There are several methods of rendering lard.  Some people use a large, heavy stock pot in the oven or on the stovetop.  I was happy with the results I got from the slow cooker (set on low – this is important).   Some people don’t like the smell of the heating fat, but it did not bother me.  Our fat did not have a “gamey” odor in my opinion.

Solids Sink to the Bottom

As the fat cooked and the liquid came out, I found that my large pieces retained a lot of the liquid.  This is when I decided smaller pieces or grinding would have been a good idea.  I stirred the pieces and broke them up at this point to release more of the liquid, but it would have been easier and more effective to have done it to begin with. As the fat is released, the solids begin to sink to the bottom.  At this point it becomes easy to ladle off the liquid, and you can do so at any time.  I found that as long as I did not stir up the solids, I could ladle the golden liquid without needing to strain it.

Clear Golden Liquid Lard

You want your liquid lard to be clear,

Cooling Lard

then as it cools, it will turn white.  Overheating the lard will give a tan color.

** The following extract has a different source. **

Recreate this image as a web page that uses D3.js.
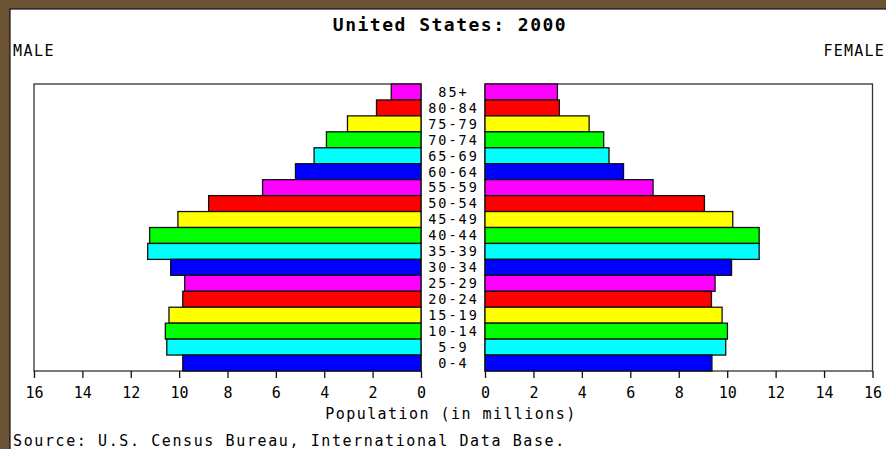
<!DOCTYPE html>
<html>
<head>
<meta charset="utf-8">
<script src="https://cdn.jsdelivr.net/npm/d3@7"></script>
<style>
  body { margin: 0; background: #fff; }
  svg text { font-family: "DejaVu Sans Mono", "Liberation Mono", monospace; fill: #000; }
</style>
</head>
<body>
<div id="chart"></div>
<script>
// age groups, top to bottom
const ages = ["85+", "80-84", "75-79", "70-74", "65-69", "60-64", "55-59", "50-54", "45-49",
              "40-44", "35-39", "30-34", "25-29", "20-24", "15-19", "10-14", "5-9", "0-4"];
// population in millions
const male = [1.23, 1.84, 3.04, 3.91, 4.42, 5.19, 6.55, 8.78, 10.05,
              11.22, 11.30, 10.35, 9.77, 9.85, 10.42, 10.57, 10.51, 9.85];
const female = [2.99, 3.07, 4.30, 4.90, 5.12, 5.72, 6.94, 9.06, 10.23,
                11.32, 11.32, 10.18, 9.50, 9.35, 9.79, 10.01, 9.94, 9.37];
const ticks = [0, 2, 4, 6, 8, 10, 12, 14, 16];
// colours cycle from the bottom row up
const palette = ["#0000ff", "#00ffff", "#00ff00", "#ffff00", "#ff0000", "#ff00ff"];

const width = 886, height = 449;

const svg = d3.select("#chart").append("svg")
  .attr("width", width)
  .attr("height", height);

// brown frame round the applet
svg.append("rect").attr("width", width).attr("height", height).attr("fill", "#6b5233");
svg.append("rect").attr("x", 10).attr("y", 9).attr("width", width).attr("height", height)
  .attr("fill", "#fff").attr("stroke", "#111").attr("stroke-width", 1.2);

const plotTop = 84, plotBottom = 371;
const y = d3.scaleBand().domain(ages).range([plotTop, plotBottom]).padding(0);
const xL = d3.scaleLinear().domain([0, 16]).range([421, 34]);
const xR = d3.scaleLinear().domain([0, 16]).range([485, 872.5]);

const colorOf = (i) => palette[(ages.length - 1 - i) % palette.length];

// panel frames
[[xL(16), xL(0)], [xR(0), xR(16)]].forEach(([a, b]) => {
  svg.append("rect")
    .attr("x", a).attr("y", plotTop)
    .attr("width", b - a).attr("height", plotBottom - plotTop)
    .attr("fill", "none").attr("stroke", "#333").attr("stroke-width", 1.3);
});

svg.selectAll(".male")
  .data(male)
  .enter().append("rect")
  .attr("class", "male")
  .attr("x", (d) => xL(d))
  .attr("y", (d, i) => y(ages[i]))
  .attr("width", (d) => xL(0) - xL(d))
  .attr("height", y.bandwidth())
  .attr("fill", (d, i) => colorOf(i))
  .attr("stroke", "#111")
  .attr("stroke-width", 1.3);

svg.selectAll(".female")
  .data(female)
  .enter().append("rect")
  .attr("class", "female")
  .attr("x", xR(0))
  .attr("y", (d, i) => y(ages[i]))
  .attr("width", (d) => xR(d) - xR(0))
  .attr("height", y.bandwidth())
  .attr("fill", (d, i) => colorOf(i))
  .attr("stroke", "#111")
  .attr("stroke-width", 1.3);

// age labels in the gap
svg.selectAll(".age")
  .data(ages)
  .enter().append("text")
  .attr("class", "age")
  .attr("x", 453.5)
  .attr("y", (d) => y(d) + y.bandwidth() / 2)
  .attr("dy", "0.36em")
  .attr("text-anchor", "middle")
  .style("font-size", "13.5px")
  .style("letter-spacing", "2px")
  .text((d) => d);

const styleAxis = (g) => {
  g.select(".domain").remove();
  g.selectAll("line").attr("stroke", "#111").attr("stroke-width", 1.3);
  g.selectAll("text")
    .style("font-family", "'DejaVu Sans Mono', monospace")
    .style("font-size", "15px")
    .attr("fill", "#000");
};

svg.append("g")
  .attr("transform", `translate(0,${plotBottom})`)
  .call(d3.axisBottom(xL).tickValues(ticks).tickFormat(d3.format("d")).tickSize(7).tickPadding(9).tickSizeOuter(0))
  .call(styleAxis);

svg.append("g")
  .attr("transform", `translate(0,${plotBottom})`)
  .call(d3.axisBottom(xR).tickValues(ticks).tickFormat(d3.format("d")).tickSize(7).tickPadding(9).tickSizeOuter(0))
  .call(styleAxis);

svg.append("text")
  .attr("x", 450).attr("y", 31)
  .attr("text-anchor", "middle")
  .style("font-size", "18px")
  .style("font-weight", "bold")
  .style("letter-spacing", "1.5px")
  .text("United States: 2000");

svg.append("text")
  .attr("x", 13).attr("y", 56)
  .style("font-size", "15px")
  .style("letter-spacing", "1.5px")
  .text("MALE");

svg.append("text")
  .attr("x", 885).attr("y", 56)
  .attr("text-anchor", "end")
  .style("font-size", "15px")
  .style("letter-spacing", "1.2px")
  .text("FEMALE");

svg.append("text")
  .attr("x", 451).attr("y", 419)
  .attr("text-anchor", "middle")
  .style("font-size", "15px")
  .style("letter-spacing", "1.45px")
  .text("Population (in millions)");

svg.append("text")
  .attr("x", 13).attr("y", 446)
  .style("font-size", "15px")
  .style("letter-spacing", "1.6px")
  .text("Source: U.S. Census Bureau, International Data Base.");
</script>
</body>
</html>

Here are three jars at various stages of cooling, from warm and clear, to cooling and cloudy, to cooled and white . It is important to remember that this is not the same product as store-bought, hydrogenated, shelf-stable lard.  This lard needs to be refrigerated.

Finished Product

It can also be frozen for long term storage. The final product, a white, solid lard, is wonderful to cook with.

We basically no longer cook with olive oil.  We use our lard, butter, and are trying to use more coconut oil (which makes great fried yellow squash, by the way.)